Et à l’instar du RN, de plus en plus de responsables politiques plaident ouvertement pour une dissolution de l’Assemblée nationale et donc de nouvelles élections législatives. « Plus les Premiers ministres tombent, plus chacun des partis veut aller à la dissolution, plus le président de la République est exposé. Il n’y a plus que lui qui sera en rétention de cette dissolution, il y a une forme de responsabilité personnelle qui s’y joue », observe la constitutionnaliste Anne-Charlène Bezzina.

Dans une annonce laissant la porte ouverte à toutes les interprétations possibles, Emmanuel Macron s’est d’ailleurs dit prêt à « prendre ses responsabilités » en cas de nouvel échec du Premier ministre démissionnaire.

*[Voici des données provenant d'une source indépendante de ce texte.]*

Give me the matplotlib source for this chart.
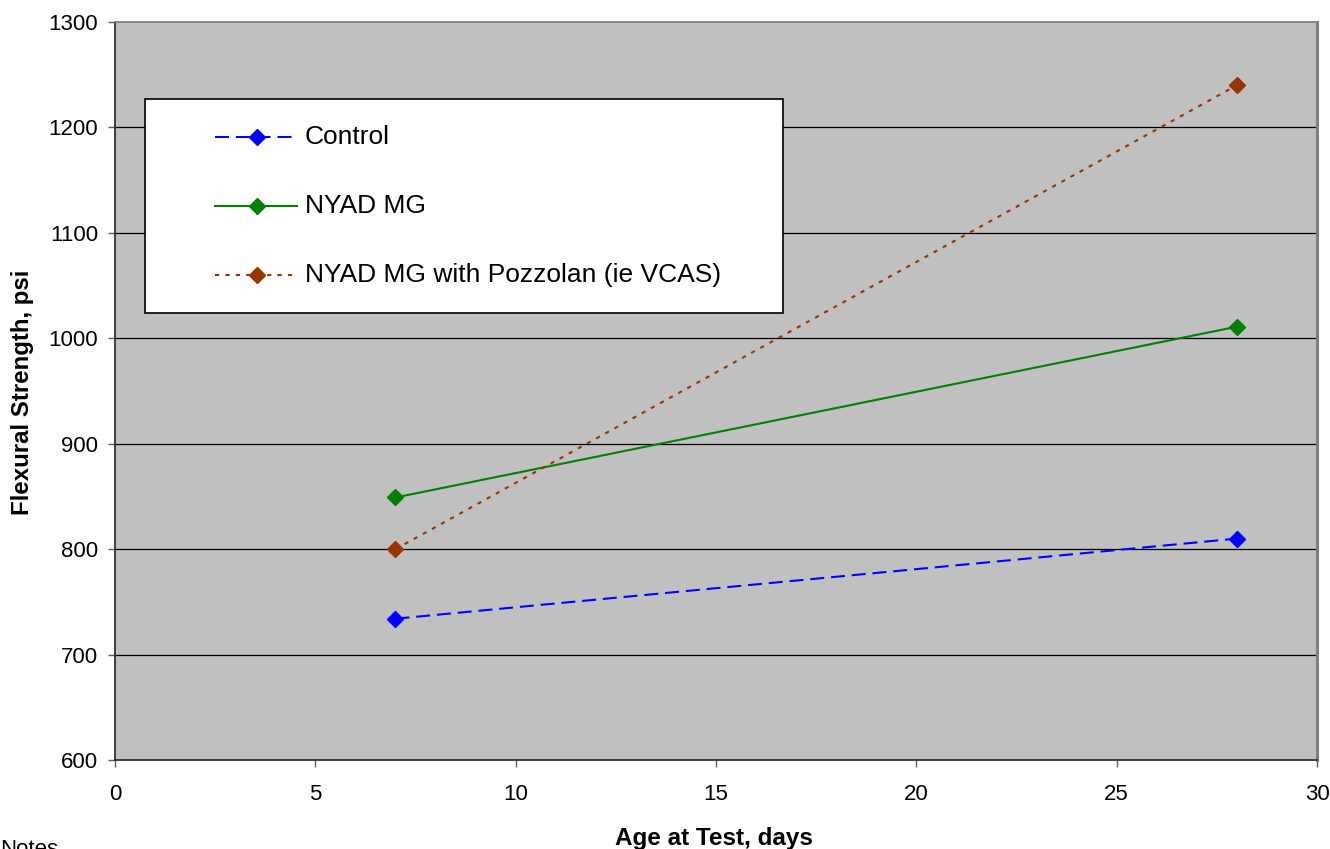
import matplotlib
matplotlib.use("Agg")
import matplotlib.pyplot as plt
from matplotlib.lines import Line2D
from matplotlib.patches import Rectangle

plt.rcParams['font.family'] = ['Liberation Sans', 'DejaVu Sans']

# ---- data ----
age_days = [7, 28]
control = [734, 810]
nyad_mg = [849, 1011]
nyad_pozz = [800, 1240]
series_names = ["Control", "NYAD MG", "NYAD MG with Pozzolan (ie VCAS)"]
x_ticks = [0, 5, 10, 15, 20, 25, 30]
y_ticks = [600, 700, 800, 900, 1000, 1100, 1200, 1300]

W, H = 1330, 849
fig = plt.figure(figsize=(W / 100, H / 100), dpi=100)
fig.patch.set_facecolor('white')
L, R, T, B = 115, 1317, 22, 760
ax = fig.add_axes([L / W, 1 - B / H, (R - L) / W, (B - T) / H])
ax.set_facecolor('#C0C0C0')

ax.set_xlim(0, 30)
ax.set_ylim(600, 1300)
ax.set_xticks(x_ticks)
ax.set_yticks(y_ticks)
for yv in y_ticks[1:-1]:
    ax.axhline(yv, color='black', lw=0.9, zorder=1)

ax.spines['left'].set_color('#303030')
ax.spines['bottom'].set_color('#303030')
ax.spines['top'].set_color('#808080')
ax.spines['right'].set_color('#808080')
for s in ax.spines.values():
    s.set_linewidth(1.3)
ax.spines['right'].set_linewidth(2.2)
ax.tick_params(direction='out', length=5, width=1, color='#606060',
               labelsize=16)
ax.tick_params(axis='y', pad=7)
ax.tick_params(axis='x', pad=12)

styles = [
    dict(color='#0000FF', ls=(0, (6.7, 3.3)), lw=1.5),
    dict(color='#008000', ls='-', lw=1.5),
    dict(color='#993300', ls=(0, (2.0, 3.0)), lw=1.5),
]
MS = 8.5
for vals, st in zip([control, nyad_mg, nyad_pozz], styles):
    ax.plot(age_days, vals, marker='D', markersize=MS, mec=st['color'],
            mfc=st['color'], zorder=3, **st)

# legend box (manual)
def ax_xy(px, py):
    return (px - L) / (R - L), (B - py) / (B - T)

x0, y0 = ax_xy(145, 313)
x1, y1 = ax_xy(783, 99)
ax.add_patch(Rectangle((x0, y0), x1 - x0, y1 - y0, transform=ax.transAxes,
                       facecolor='white', edgecolor='black', lw=1.2, zorder=5))
rows = [137, 206, 275]
for name, st, py in zip(series_names, styles, rows):
    hx0, hy = ax_xy(215, py)
    hx1, _ = ax_xy(297, py)
    hxm, _ = ax_xy(257, py)
    ax.add_line(Line2D([hx0, hx1], [hy, hy], transform=ax.transAxes, zorder=6, **st))
    ax.add_line(Line2D([hxm], [hy], transform=ax.transAxes, marker='D', markersize=MS,
                       color=st['color'], ls='none', zorder=7))
    tx, _ = ax_xy(305, py)
    ax.text(tx, hy, name, transform=ax.transAxes, fontsize=19, va='center',
            ha='left', zorder=7)

fig.text(714 / W, 1 - 838 / H, "Age at Test, days", fontsize=17.5, fontweight='bold',
         ha='center', va='center')
fig.text(23 / W, 1 - 392 / H, "Flexural Strength, psi", fontsize=17.3,
         fontweight='bold', rotation=90, ha='center', va='center')
fig.text(0 / W, 1 - 839 / H, "Notes", fontsize=16, ha='left', va='top')

fig.savefig("out.png", dpi=100)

Pour plusieurs experts invités de notre plateau, le risque est réel que le faisceau de responsabilités pointe de plus en plus vers l’Elysée dans les heures à venir, alors que l’instabilité s’intensifie de plus belle, moins d’un an et demi après la dissolution de juin 2024. Emmanuel Macron « me donne l’impression d’être une sorte de forcené, quelqu’un de replié à l’Élysée, qui tente de négocier des rallonges, des sursis provisoires », commente Mathieu Souquière, essayiste et expert à la Fondation Jean Jaurès

En toile de fond de cette crise politique, se joue également le budget 2026 après plusieurs années de plongée du déficit. Depuis plusieurs mois, l’incertitude a grippé l’économie, et des tensions se matérialisent sur les taux français ou encore la Bourse de Paris. « Si les Français font le lien entre instabilité politique et détérioration du contexte économique, cela va poser un sérieux problème à Emmanuel Macron. Il va se retrouver exposé très vite, et de façon très dangereuse », anticipe Stéphane Zumsteeg, d’Ipsos.

« Pour l’opinion, Emmanuel Macron va être très clairement pointé du doigt sur sa responsabilité. Les indicateurs de popularité sont encore plus mauvais que d’habitude. Il y a une opinion publique qui doit être chauffée à blanc, dans un mélange de dégoût, de lassitude et de confusion », décrit Bruno Cautrès.